Substituting ${x_1} = 2$, ${y_1} = 0$, ${z_1} = - 3$, $a = 5$, $b = 3$, and $c = - 7$ in the equations $\overrightarrow a = {x_1}\hat i + {y_1}\hat j + {z_1}\hat k$ and $\overrightarrow b = a\hat i + b\hat j + c\hat k$, we get
$\overrightarrow a = 2\hat i + 0\hat j - 3\hat k = 2\hat i - 3\hat k$
$\overrightarrow b = 5\hat i + 3\hat j - 7\hat k$
Substituting $\overrightarrow a = 2\hat i - 3\hat k$ and $\overrightarrow b = 5\hat i + 3\hat j - 7\hat k$ in the vector equation of a line joining two points, we get
$\overrightarrow r = \left( {2\hat i - 3\hat k} \right) + \lambda \left( {5\hat i + 3\hat j - 7\hat k} \right)$
Multiplying the terms using the distributive law of multiplication, we get
$\Rightarrow \overrightarrow r = 2\hat i - 3\hat k + 5\lambda \hat i + 3\lambda \hat j - 7\lambda \hat k$
Factoring the terms, we get
$\Rightarrow \overrightarrow r = \left( {2 + 5\lambda } \right)\hat i + \left( {3\lambda } \right)\hat j - \left( {3 + 7\lambda } \right)\hat k$
Thus, the vector equation of the given line is $\overrightarrow r = \left( {2 + 5\lambda } \right)\hat i + \left( {3\lambda } \right)\hat j - \left( {3 + 7\lambda } \right)\hat k$.
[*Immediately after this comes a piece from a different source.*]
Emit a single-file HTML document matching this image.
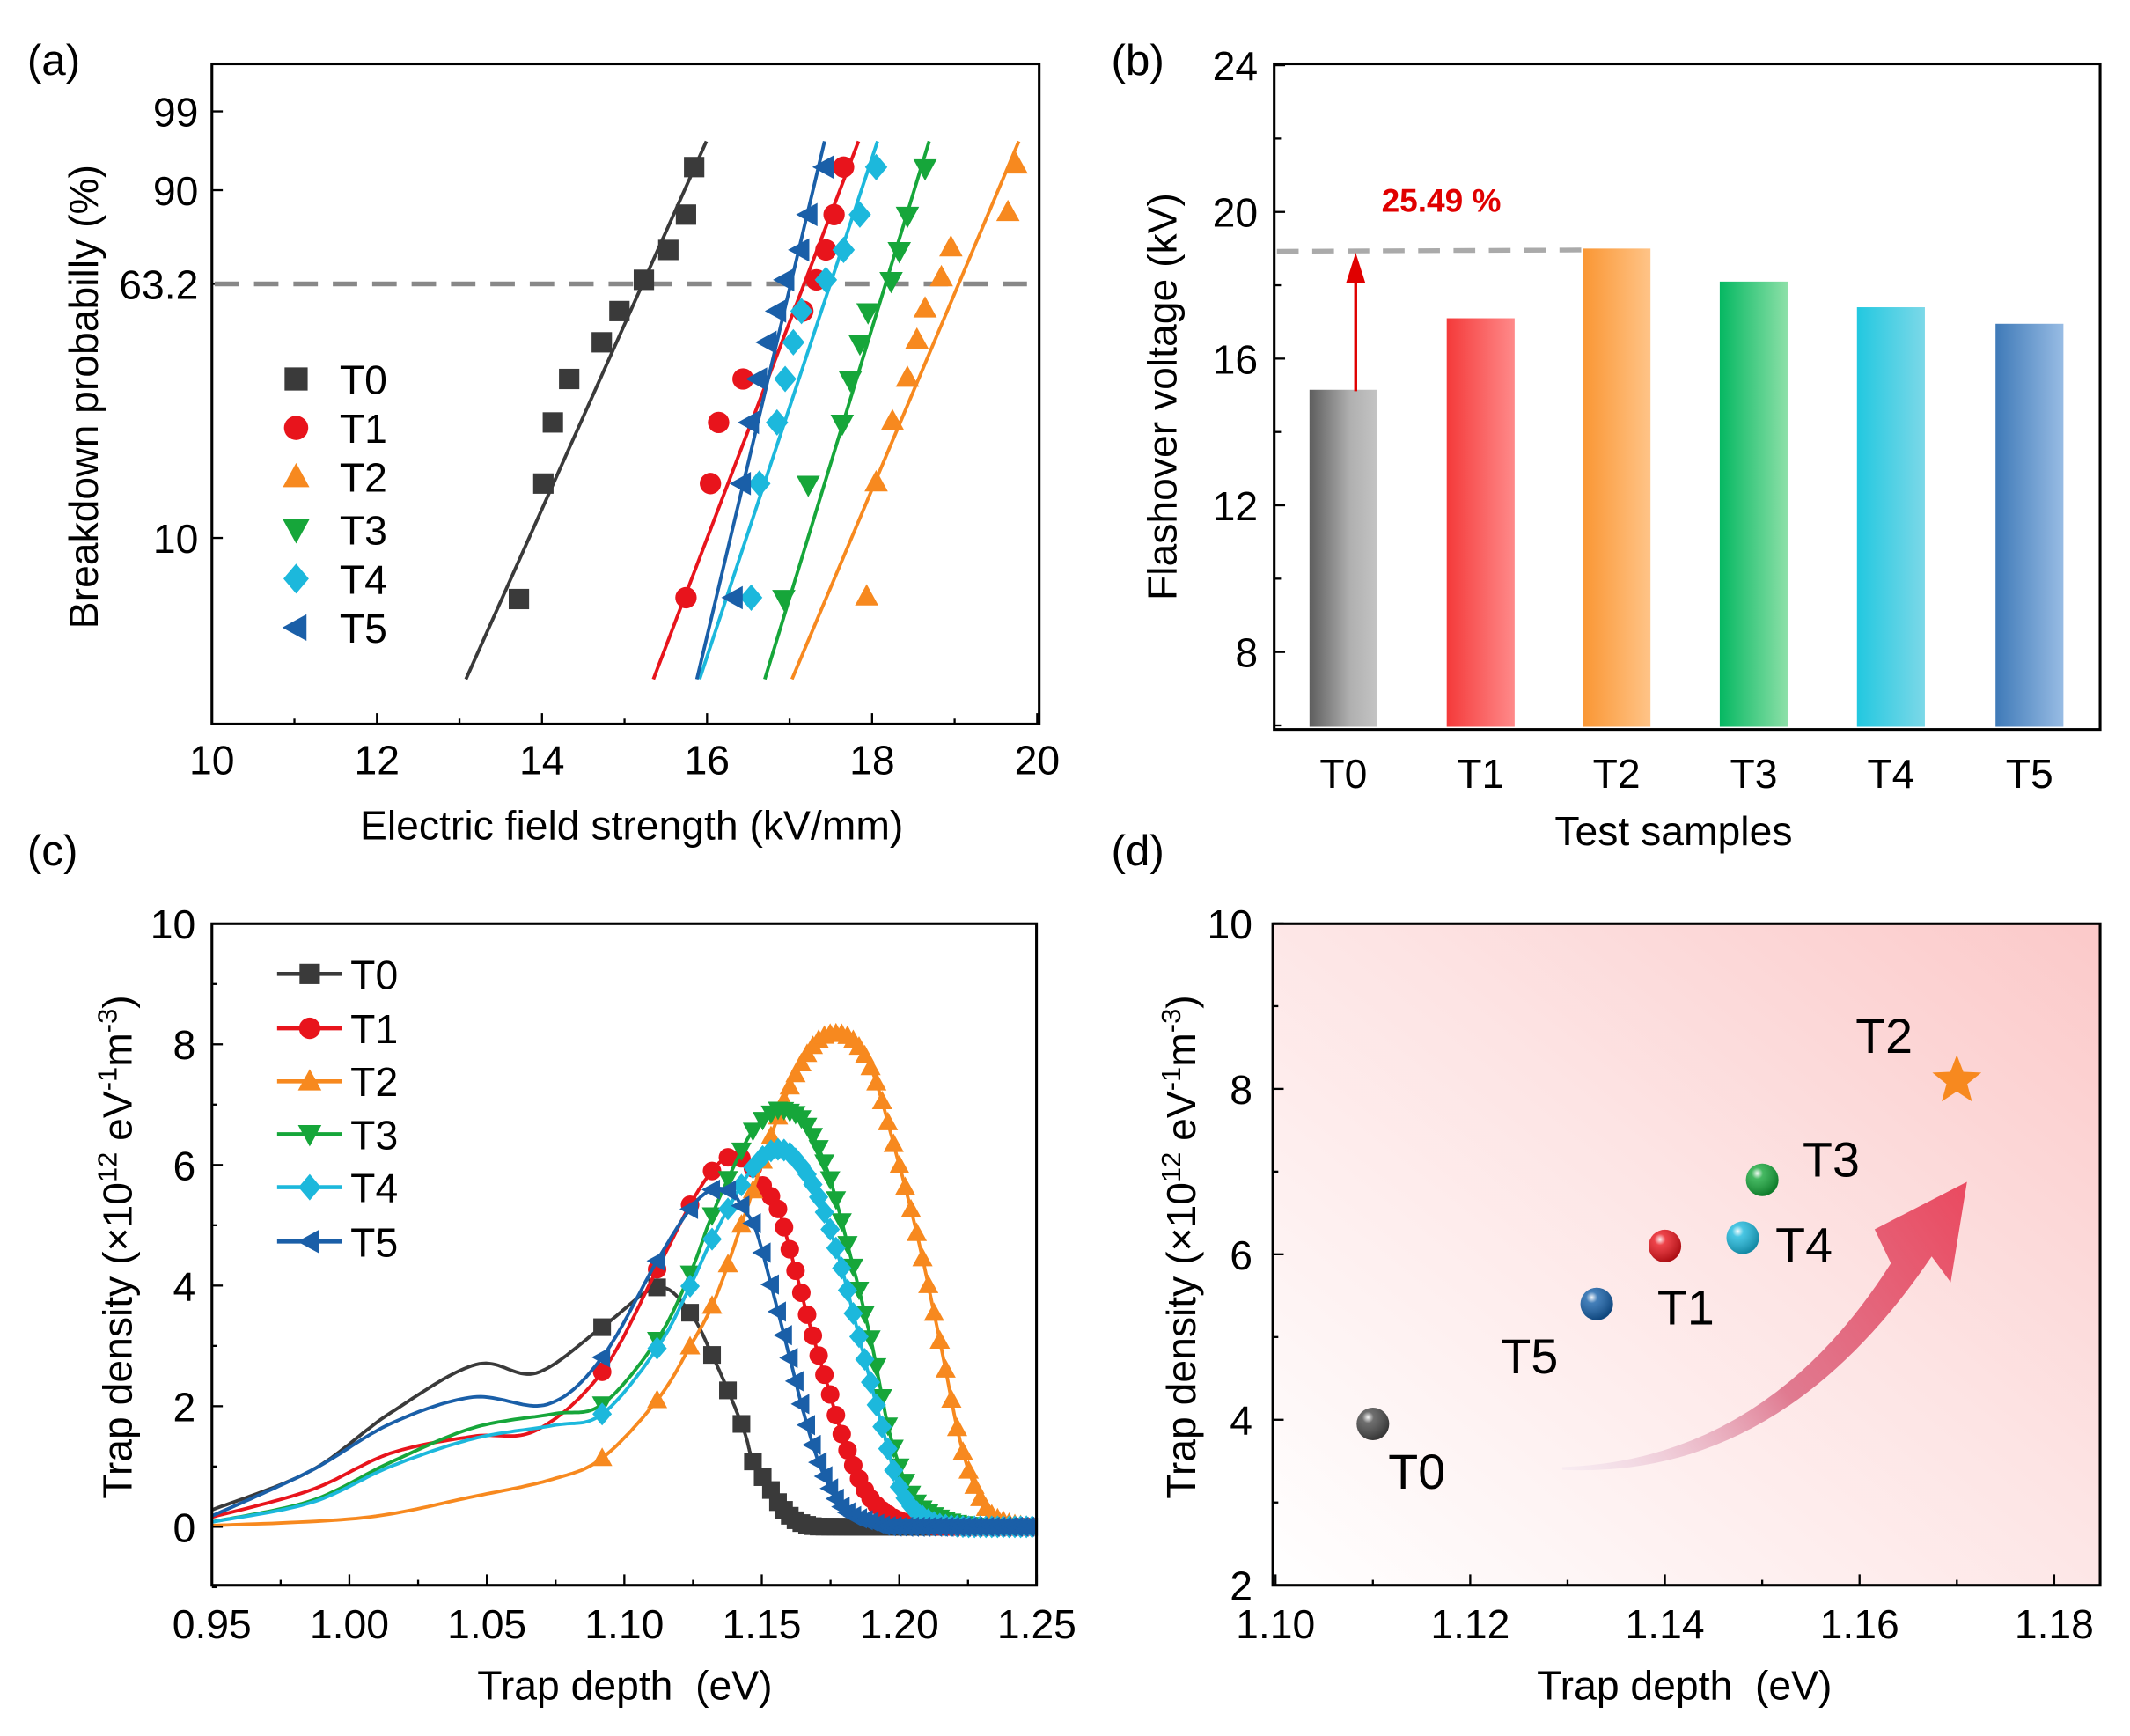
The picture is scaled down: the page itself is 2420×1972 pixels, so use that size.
<!DOCTYPE html>
<html><head><meta charset="utf-8"><style>
html,body{margin:0;padding:0;background:#fff;}
svg{display:block;font-family:"Liberation Sans",Arial,sans-serif;}
</style></head><body>
<svg id="s" width="2420" height="1972" viewBox="0 0 1568 1278" preserveAspectRatio="none" xmlns="http://www.w3.org/2000/svg">
<defs>
<linearGradient id="g0" x1="0" x2="1" y1="0" y2="0"><stop offset="0" stop-color="#5e5e5e"/><stop offset="0.6" stop-color="#b0b0b0"/><stop offset="1" stop-color="#c4c4c4"/></linearGradient>
<linearGradient id="g1" x1="0" x2="1"><stop offset="0" stop-color="#f43a3a"/><stop offset="1" stop-color="#ff8a8a"/></linearGradient>
<linearGradient id="g2" x1="0" x2="1"><stop offset="0" stop-color="#fa9633"/><stop offset="1" stop-color="#ffc488"/></linearGradient>
<linearGradient id="g3" x1="0" x2="1"><stop offset="0" stop-color="#05b862"/><stop offset="1" stop-color="#8de0a8"/></linearGradient>
<linearGradient id="g4" x1="0" x2="1"><stop offset="0" stop-color="#22c8e0"/><stop offset="1" stop-color="#7cd8e8"/></linearGradient>
<linearGradient id="g5" x1="0" x2="1"><stop offset="0" stop-color="#3f7ab8"/><stop offset="1" stop-color="#98bce4"/></linearGradient>
<linearGradient id="bgd" x1="0" y1="1" x2="1" y2="0"><stop offset="0" stop-color="#ffffff"/><stop offset="0.55" stop-color="#fde4e4"/><stop offset="1" stop-color="#fbc9c9"/></linearGradient>
<linearGradient id="arr" x1="1155" y1="1080" x2="1448" y2="870" gradientUnits="userSpaceOnUse"><stop offset="0" stop-color="#e8d8ec" stop-opacity="0.3"/><stop offset="0.45" stop-color="#e07a90"/><stop offset="1" stop-color="#ea4a60"/></linearGradient>
<radialGradient id="sp" cx="0.35" cy="0.3" r="0.7"><stop offset="0" stop-color="#fff" stop-opacity="0.95"/><stop offset="0.25" stop-color="#fff" stop-opacity="0.2"/><stop offset="1" stop-color="#000" stop-opacity="0.25"/></radialGradient>
</defs>
<g id="root" fill="#000" font-size="29"></g>
</svg>
<script>
const NS="http://www.w3.org/2000/svg", root=document.getElementById('root');
function el(t,a,p){const e=document.createElementNS(NS,t);for(const k in a)e.setAttribute(k,a[k]);(p||root).appendChild(e);return e;}
function txt(x,y,s,a){const e=el('text',Object.assign({x:x,y:y},a||{}));e.innerHTML=s;return e;}
const C=["#3a3a3a","#e8141c","#f7891f","#16a63a","#1cb8dc","#1a5fa8"];
const FS=30;
function marker(k,x,y,r,col,p){
 if(k==0) el('rect',{x:x-r,y:y-r,width:2*r,height:2*r,fill:col},p);
 else if(k==1) el('circle',{cx:x,cy:y,r:r*1.05,fill:col},p);
 else if(k==2) el('polygon',{points:`${x},${y-r*1.2} ${x-r*1.15},${y+r*0.9} ${x+r*1.15},${y+r*0.9}`,fill:col},p);
 else if(k==3) el('polygon',{points:`${x},${y+r*1.2} ${x-r*1.15},${y-r*0.9} ${x+r*1.15},${y-r*0.9}`,fill:col},p);
 else if(k==4) el('polygon',{points:`${x},${y-r*1.3} ${x+r*1.1},${y} ${x},${y+r*1.3} ${x-r*1.1},${y}`,fill:col},p);
 else el('polygon',{points:`${x-r*1.2},${y} ${x+r*0.9},${y-r*1.15} ${x+r*0.9},${y+r*1.15}`,fill:col},p);
}
// ---------- Panel a ----------
txt(20,55,"(a)",{"font-size":32});
el('rect',{x:156,y:47,width:609,height:486,fill:"none",stroke:"#000","stroke-width":2});
for(let v=10;v<=20;v++){const x=156+(v-10)*60.75;el('line',{x1:x,y1:533,x2:x,y2:v%2==0?525:529,stroke:"#000","stroke-width":1.5});
 if(v%2==0)txt(x,570,v,{"text-anchor":"middle","font-size":FS});}
[[99,82],[90,140],[63.2,209],[10,396]].forEach(([v,y])=>{el('line',{x1:156,y1:y,x2:164,y2:y,stroke:"#000","stroke-width":1.5});txt(146,y+11,v,{"text-anchor":"end","font-size":FS});});
el('line',{x1:158,y1:209,x2:765,y2:209,stroke:"#888","stroke-width":3.5,"stroke-dasharray":"18,11"});
txt(465,618,"Electric field strength (kV/mm)",{"text-anchor":"middle","font-size":FS});
txt(0,0,"Breakdown probabilly (%)",{"text-anchor":"middle","font-size":FS,transform:"translate(72,292) rotate(-90)"});
const A=[
 {l:[343,500,520,104],p:[[382,441],[400,356],[407,311],[419,279],[443,252],[456,229],[474,206],[492,184],[505,158],[511,123]]},
 {l:[481,500,632,104],p:[[505,440],[523,356],[529,311],[547,279],[591,229],[601,206],[608,184],[614,158],[621,123]]},
 {l:[583,500,750,104],p:[[638,439],[645,355],[657,310],[668,278],[675,250],[681,227],[693,204],[700,182],[742,156],[748,121]]},
 {l:[563,500,684,104],p:[[577,441],[595,357],[620,312],[626,280],[633,253],[639,230],[656,207],[662,185],[668,159],[681,124]]},
 {l:[515,500,646,104],p:[[553,440],[559,356],[572,311],[578,279],[584,252],[590,229],[608,206],[621,184],[633,158],[645,123]]},
 {l:[513,500,607,104],p:[[540,440],[546,356],[552,311],[558,279],[565,252],[572,229],[578,206],[589,184],[595,158],[607,123]]}];
A.forEach((s,i)=>{el('line',{x1:s.l[0],y1:s.l[1],x2:s.l[2],y2:s.l[3],stroke:C[i],"stroke-width":2.5});
 s.p.forEach(([x,y])=>marker(i,x,y,7.5,C[i]));});
[279,315,351,390,426,462].forEach((y,i)=>{marker(i,218,y,8.5,C[i]);txt(250,y+11,"T"+i,{"font-size":FS});});
// ---------- Panel b ----------
txt(818,55,"(b)",{"font-size":32});
const by=v=>48+(24-v)*27;
[[964,15.15],[1065,17.1],[1165,19.0],[1266,18.1],[1367,17.4],[1469,16.95]].forEach(([x,v],i)=>{el('rect',{x:x,y:by(v),width:50,height:535-by(v),fill:`url(#g${i})`});
 txt(x+25,580,"T"+i,{"text-anchor":"middle","font-size":FS});});
el('rect',{x:938,y:47,width:608,height:490,fill:"none",stroke:"#000","stroke-width":2});
for(let v=6;v<=24;v+=2){const y=by(v);el('line',{x1:938,y1:y,x2:v%4==0?946:943,y2:y,stroke:"#000","stroke-width":1.5});
 if(v%4==0)txt(926,y+11,v,{"text-anchor":"end","font-size":FS});}
el('line',{x1:940,y1:185,x2:1172,y2:184,stroke:"#aaa","stroke-width":3.5,"stroke-dasharray":"16,10"});
el('line',{x1:998,y1:288,x2:998,y2:205,stroke:"#e00000","stroke-width":2.2});
el('polygon',{points:"998,186 991,208 1005,208",fill:"#e00000"});
txt(1017,156,"25.49 %",{"font-size":24,"font-weight":"bold",fill:"#e00000"});
txt(1232,622,"Test samples",{"text-anchor":"middle","font-size":FS});
txt(0,0,"Flashover voltage (kV)",{"text-anchor":"middle","font-size":FS,transform:"translate(866,292) rotate(-90)"});
// ---------- Panel c ----------
txt(20,637,"(c)",{"font-size":32});
const cx=E=>156+(E-0.95)*2023, cy=v=>1124-v*44.4;
const D=[
[[0.95,0.28],[0.986,0.93],[1.015,1.89],[1.046,2.69],[1.068,2.55],[1.092,3.31],[1.112,3.97],[1.124,3.55],[1.132,2.85],[1.139,2.13],[1.144,1.54],[1.147,1.07],[1.152,0.72],[1.158,0.29],[1.166,0.04],[1.182,0],[1.25,0]],
[[0.95,0.16],[0.986,0.61],[1.015,1.22],[1.045,1.5],[1.068,1.6],[1.092,2.57],[1.112,4.27],[1.124,5.34],[1.132,5.9],[1.138,6.13],[1.145,6.05],[1.150,5.69],[1.156,5.27],[1.161,4.48],[1.168,3.28],[1.174,2.35],[1.18,1.43],[1.188,0.58],[1.197,0.18],[1.207,0.04],[1.221,0],[1.25,0]],
[[0.95,0.02],[1.005,0.15],[1.045,0.5],[1.074,0.79],[1.092,1.14],[1.112,2.1],[1.124,2.99],[1.133,3.77],[1.143,5.05],[1.154,6.55],[1.162,7.47],[1.17,8.04],[1.177,8.18],[1.184,8.04],[1.191,7.47],[1.199,6.19],[1.207,4.77],[1.215,3.06],[1.223,1.29],[1.231,0.36],[1.239,0.08],[1.25,0]],
[[0.95,0.08],[0.986,0.43],[1.015,1.07],[1.045,1.64],[1.074,1.87],[1.092,2.03],[1.112,3.1],[1.124,4.2],[1.131,5.05],[1.137,5.69],[1.146,6.51],[1.154,6.87],[1.159,6.9],[1.166,6.69],[1.174,5.9],[1.182,4.56],[1.19,3.06],[1.197,1.49],[1.205,0.5],[1.215,0.15],[1.231,0],[1.25,0]],
[[0.95,0.08],[0.986,0.4],[1.015,1.0],[1.045,1.46],[1.074,1.68],[1.092,1.87],[1.112,2.96],[1.124,3.99],[1.132,4.77],[1.143,5.69],[1.150,6.12],[1.156,6.26],[1.162,6.12],[1.170,5.55],[1.178,4.48],[1.186,3.06],[1.194,1.64],[1.201,0.58],[1.211,0.11],[1.225,0],[1.25,0]],
[[0.95,0.18],[0.986,0.93],[1.015,1.71],[1.045,2.15],[1.072,2.03],[1.092,2.81],[1.112,4.41],[1.124,5.27],[1.132,5.59],[1.139,5.55],[1.143,5.3],[1.148,4.91],[1.154,3.92],[1.16,2.85],[1.166,1.78],[1.172,0.93],[1.18,0.29],[1.19,0.08],[1.201,0],[1.25,0]]];
function dense(P){const o=[];for(let i=0;i<P.length-1;i++){const p0=P[Math.max(0,i-1)],p1=P[i],p2=P[i+1],p3=P[Math.min(P.length-1,i+2)];
 for(let t=0;t<1;t+=0.05){const t2=t*t,t3=t2*t;const f=(a,b,c,d)=>0.5*(2*b+(-a+c)*t+(2*a-5*b+4*c-d)*t2+(-a+3*b-3*c+d)*t3);
 o.push([f(p0[0],p1[0],p2[0],p3[0]),Math.max(0,f(p0[1],p1[1],p2[1],p3[1]))]);}}o.push(P[P.length-1]);return o;}
function at(d,E){for(let i=0;i<d.length-1;i++){if(d[i][0]<=E&&d[i+1][0]>=E){const t=(E-d[i][0])/(d[i+1][0]-d[i][0]||1);return d[i][1]+t*(d[i+1][1]-d[i][1]);}}return 0;}
const ME=[1.092,1.112,1.124,1.132];{let e=1.132,s=0.0068;while(e<1.25){s=Math.max(0.0021,s*0.85);e+=s;ME.push(e);}}
const MSZ=[6.5,6.5,6.5,6.5,6.5,6.5];
D.forEach((P,i)=>{const d=dense(P);el('path',{d:"M"+d.map(p=>cx(p[0]).toFixed(1)+","+cy(p[1]).toFixed(1)).join("L"),fill:"none",stroke:C[i],"stroke-width":2.5});
 const g=el('g',{});ME.forEach(E=>{if(E<=1.25)marker(i,cx(E),cy(at(d,E)),MSZ[i],C[i],g);});});
el('rect',{x:764,y:670,width:20,height:520,fill:"#fff"});
el('rect',{x:156,y:680,width:607,height:487,fill:"none",stroke:"#000","stroke-width":2});
for(let v=-1;v<=10;v++){const y=cy(v);el('line',{x1:156,y1:y,x2:v%2==0?164:160,y2:y,stroke:"#000","stroke-width":1.5});
 if(v%2==0&&v>=0)txt(144,y+11,v,{"text-anchor":"end","font-size":FS});}
for(let k=0;k<=12;k++){const x=156+k*50.6;el('line',{x1:x,y1:1167,x2:x,y2:k%2==0?1159:1163,stroke:"#000","stroke-width":1.5});
 if(k%2==0)txt(x,1206,(0.95+k*0.025).toFixed(2),{"text-anchor":"middle","font-size":FS});}
[717,757,796,835,874,914].forEach((y,i)=>{el('line',{x1:204,y1:y,x2:252,y2:y,stroke:C[i],"stroke-width":3});marker(i,228,y,7.5,C[i]);txt(258,y+11,"T"+i,{"font-size":FS});});
txt(460,1251,"Trap depth&#160;&#160;(eV)",{"text-anchor":"middle","font-size":FS});
const yl=(x,y)=>{const t=el('text',{"text-anchor":"middle","font-size":FS,transform:`translate(${x},${y}) rotate(-90)`});t.innerHTML='Trap density (×10<tspan dy="-11" font-size="20">12</tspan><tspan dy="11"> eV</tspan><tspan dy="-11" font-size="20">-1</tspan><tspan dy="11">m</tspan><tspan dy="-11" font-size="20">-3</tspan><tspan dy="11">)</tspan>';};
yl(97,918);
// ---------- Panel d ----------
txt(818,637,"(d)",{"font-size":32});
const dx=E=>939+(E-1.10)*7165, dy=v=>1167-(v-2)*60.9;
el('rect',{x:937,y:680,width:609,height:487,fill:"url(#bgd)"});
el('path',{d:"M1150,1080 Q1300,1075 1392,930 L1380,905 L1448,870 L1436,944 L1422,925 Q1310,1090 1150,1082 Z",fill:"url(#arr)"});
el('rect',{x:937,y:680,width:609,height:487,fill:"none",stroke:"#000","stroke-width":2});
for(let v=2;v<=10;v++){const y=dy(v);el('line',{x1:937,y1:y,x2:v%2==0?945:941,y2:y,stroke:"#000","stroke-width":1.5});
 if(v%2==0)txt(922,y+11,v,{"text-anchor":"end","font-size":FS});}
for(let k=0;k<=8;k++){const x=dx(1.10+k*0.01);el('line',{x1:x,y1:1167,x2:x,y2:k%2==0?1159:1163,stroke:"#000","stroke-width":1.5});
 if(k%2==0)txt(x,1206,(1.10+k*0.01).toFixed(2),{"text-anchor":"middle","font-size":FS});}
[[1.11,3.95,"#4a4a4a"],[1.133,5.4,"#155fa8"],[1.14,6.1,"#e8141c"],[1.148,6.2,"#1cb8dc"],[1.15,6.9,"#16a63a"]].forEach(([E,v,c])=>{
 el('ellipse',{cx:dx(E),cy:dy(v),rx:12,ry:12,fill:c});el('ellipse',{cx:dx(E),cy:dy(v),rx:12,ry:12,fill:"url(#sp)"});});
{const x0=dx(1.17),y0=dy(8.1),R=19,r=8;let pts=[];for(let i=0;i<10;i++){const a=-Math.PI/2+i*Math.PI/5,rr=i%2?r:R;pts.push((x0+rr*Math.cos(a)).toFixed(1)+","+(y0+rr*Math.sin(a)).toFixed(1));}el('polygon',{points:pts.join(" "),fill:"#f7891f"});}
[["T0",1022,1083],["T5",1105,998],["T1",1220,962],["T4",1307,916],["T3",1327,853],["T2",1366,762]].forEach(([s,x,y])=>txt(x,y+13,s,{"font-size":36}));
txt(1240,1251,"Trap depth&#160;&#160;(eV)",{"text-anchor":"middle","font-size":FS});
yl(880,918);
</script>
</body></html>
Now, we will find the Cartesian equation of the line passing through the points $\left( {2,0, - 3} \right)$ and $\left( {7,3, - 10} \right)$.
The Cartesian equation of a line joining the points $\left( {{x_1},{y_1},{z_1}} \right)$ and $\left( {{x_2},{y_2},{z_2}} \right)$ is given by $\dfrac{{x - {x_1}}}{a} = \dfrac{{y - {y_1}}}{b} = \dfrac{{z - {z_1}}}{c}$, where $a$, $b$, and $c$ are the direction ratios.
Substituting ${x_1} = 2$, ${y_1} = 0$, ${z_1} = - 3$, $a = 5$, $b = 3$, and $c = - 7$ in the Cartesian equation of a line joining two points, we get
$\dfrac{{x - 2}}{5} = \dfrac{{y - 0}}{3} = \dfrac{{z - \left( { - 3} \right)}}{{ - 7}}$
Simplifying the expression, we get
$\Rightarrow \dfrac{{x - 2}}{5} = \dfrac{y}{3} = \dfrac{{z + 3}}{{ - 7}}$
Thus, the Cartesian equation of the given line is $\dfrac{{x - 2}}{5} = \dfrac{y}{3} = \dfrac{{z + 3}}{{ - 7}}$.

Note:
We have used the distributive law of multiplication to multiply $\lambda$ by $\left( {5\hat i + 3\hat j - 7\hat k} \right)$. The distributive law of multiplication states that $a\left( {b + c + d} \right) = a \cdot b + a \cdot c + a \cdot d$.
We can also find the vector equation of a line joining the points $\left( {{x_1},{y_1},{z_1}} \right)$ and $\left( {{x_2},{y_2},{z_2}} \right)$ directly using the formula $\overrightarrow r = \overrightarrow a + \lambda \left( {\overrightarrow b - \overrightarrow a } \right)$, where $\overrightarrow a = {x_1}\hat i + {y_1}\hat j + {z_1}\hat k$, $\overrightarrow b = {x_2}\hat i + {y_2}\hat j + {z_2}\hat k$, and $\lambda \in R$.
Similarly, we can also find the cartesian equation of a line joining the points $\left( {{x_1},{y_1},{z_1}} \right)$ and $\left( {{x_2},{y_2},{z_2}} \right)$ directly using the formula $\dfrac{{x - {x_1}}}{{{x_2} - {x_1}}} = \dfrac{{y - {y_1}}}{{{y_2} - {y_1}}} = \dfrac{{z - {z_1}}}{{{z_2} - {z_1}}}$.